In testing for negligence, we bear in mind that Gertz and, by derivation, Stone require that the substance of the material claimed to be defamatory must make substantial danger to reputation apparent. That is, civil liability should not rest on a factual misstatement the content of which did not warn a reasonably prudent editor or broadcaster of its defamatory potential. Gertz v. Robert Welch, Inc. 418 U.S. at 348. See concurring opinion of Mr. Justice Powell and Mr. Justice Stewart in Time, Inc. v. Firestone, 424 U.S. 448, 464-465 (1976). In the instant case, involving a subject, as we have noted, of public interest, there was no reason for an editor to suppose that the persons lined up at a desk to receive unemployment payments were there for any purpose other than that which one might expect would place them at such a scene. The photographer, Dixon, was conscientious in ascertaining that the line in question was for such a purpose. Short of the extraordinary step of interviewing each person in the moving line, there were no means for either Dixon or his editors to divine or guess at the plaintiff's unusual reason for being in the public place in which he was photographed. Nor did the articles pertain to a particular face in the crowd, let alone the plaintiff's. Compare Brauer v. Globe Newspaper Co., 351 Mass. 53, 56 (1966). To hold a publication liable on these facts would be to demand a standard of such meticulous care as would induce undue self-censorship by the news media. The very speed with which news goes to press or on the air must allow for margins of error in detail and nuance that fall short of intentional falsehood or careless error. "Some degree of abuse," James Madison wrote in the Report on the Virginia Resolutions of 1798, "is inseparable from the proper use of every thing; and in no instance is this more true that in that of the press."
We do not think anything turns on the only factual issue on which the parties' affidavits are inconsistent, although not in conflict. The Globe's affidavits say Gagnon made an announcement that the photograph would be taken and Cefalu's affidavits say that neither he nor the person for whom he was acting as a translator heard the announcement. On our view of the case, the Globe was privileged to make and publish the picture without any prior announcement.
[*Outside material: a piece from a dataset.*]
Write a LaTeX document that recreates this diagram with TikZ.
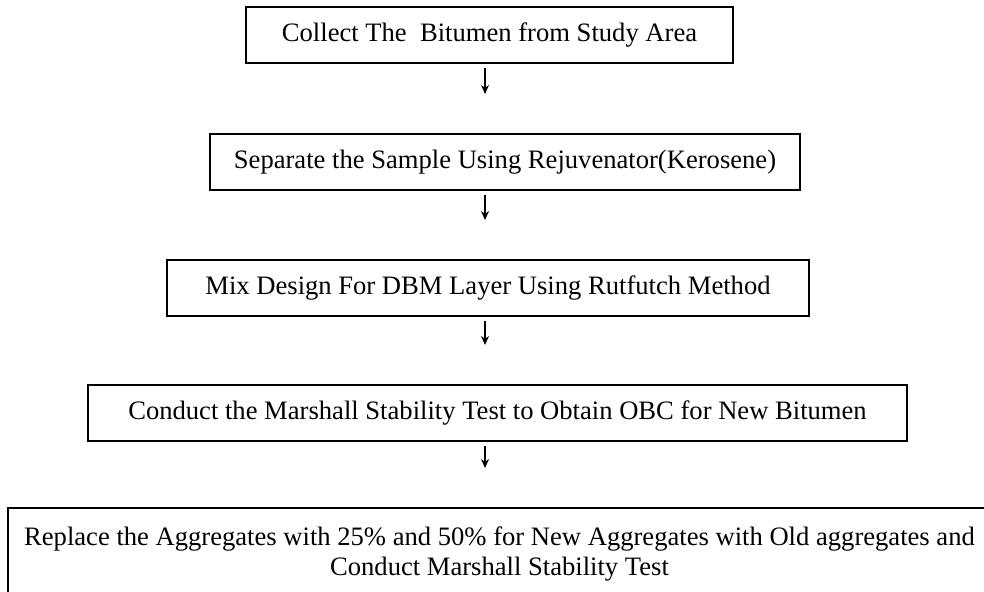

As quoted in Gertz v. Robert Welch, Inc., 418 U.S. at 340.
On the uncontroverted facts developed from the pleadings and affidavits, therefore, there was not a want of due care on the part of the defendant newspaper in taking and publishing the photograph which offended the plaintiff.
3. As to the invasion of Cefalu's privacy by publication of the photograph, it is well to bear in mind that the establishment of the right of privacy in this Commonwealth has a statutory basis of relatively recent origin. G.L.c. 214, § 1B, inserted by St. 1973, c. 941. This provides, in relevant part, "A person shall have a right against unreasonable, substantial or serious interference with his privacy." Whatever conduct may rise to a violation of this statute, the publication of the photograph of a line of people in a government building is not it. The notion of right of privacy is founded on the idea that individuals may hold close certain manuscripts, private letters, family photographs, or private conduct which is no business of the public and the publicizing of which is, therefore, offensive. The appearance of a person in a public place necessarily involves doffing the cloak of privacy which the law protects. See Themo v. New England Newspaper Publishing Co., 306 Mass. 54, 58 (1940), in which the court said, "The counts in question stated no case unless the plaintiffs under all conceivable circumstances had an absolute legal right to exclude from a newspaper any photograph of them taken without their permission. If every person has such a right, no newspaper could lawfully publish a photograph of a parade or a street scene." See also Broderick v. Police Commr. of Boston, 368 Mass. 33, 44 (1975), cert. denied, 423 U.S. 1048 (1976); Hastings Sons Publishing Co. v. City Treasurer of Lynn, 374 Mass. 812, 819 (1978). An extensive discussion of the principles of invasion of privacy appears in Restatement (Second) of Torts §§ 652A-6521 (1976). The Restatement distinguishes between publication of a picture taken on a public street (not an invasion of privacy) and a picture taken in a private place (which would be an invasion of privacy). § 652D, Comment b.
4. The plaintiff urges that the judge who heard argument on the motion for summary judgment and who entered summary judgment should have disqualified himself for the reason that he had at one time participated in conferences with the law firm of Bingham, Dana Gould when it represented a relative of the judge in an unrelated civil action. That firm is counsel to the Globe Newspaper Company. The criteria governing disqualification appear in Canon 3C of the Code of Judicial Conduct, S.J.C. Rule 3:25, 359 Mass. 844-845 (1972). Under Canon 3C a judge should disqualify himself if "he has a personal bias or prejudice concerning a party, or personal knowledge of disputed evidentiary facts concerning the proceedings." Canon 3C (1)(a). He must also disqualify himself if he or a former associate has "served as lawyer in the matter in controversy . . . or the judge . . . has been a material witness concerning it." Canon 3C (1) (b). Other provisions requiring disqualification refer to direct or indirect financial interest. The presiding judge was not encumbered by any of those disqualifications. We do not think that his indirect experience with the defendant's law firm some years previously would reasonably call into question his ability to act impartially on the matter before him. Moreover, the fact and nature of the prior contact between the motion judge and counsel for the defendant had been voluntarily disclosed by counsel for the defendant to the plaintiff's attorney on the twentieth or twenty-first of September, 1977, in ample time for the plaintiff's attorney to raise any objections on this score at the summary judgment hearing on September 23. The complaint concerning the motion judge's impartiality was made only after the plaintiff learned that the defendant's motion for summary judgment had been allowed.
5. The plaintiff also objects that inadequate notice of the summary judgment hearing was given by the defendant. It is sufficient to observe that plaintiff's counsel made no objection on this score on September 20 when the judge sitting in the assignment session ordered the motions for summary judgment to be heard on September 23, 1977.
The plaintiff has presented his case on appeal pro se and has done so creditably. A theme pervades his briefs that anything less than the full panoply of a jury trial denies him due process. This is an untrained view of due process of law. A just concern for the rights of the parties and First Amendment freedoms requires that this case be closed at that stage where uncontroverted facts preclude a cause of action.
The defendant has argued that the appeal should be dismissed because not timely docketed in this court. We have examined the record carefully and find insufficiently clear and compelling bases for so doing.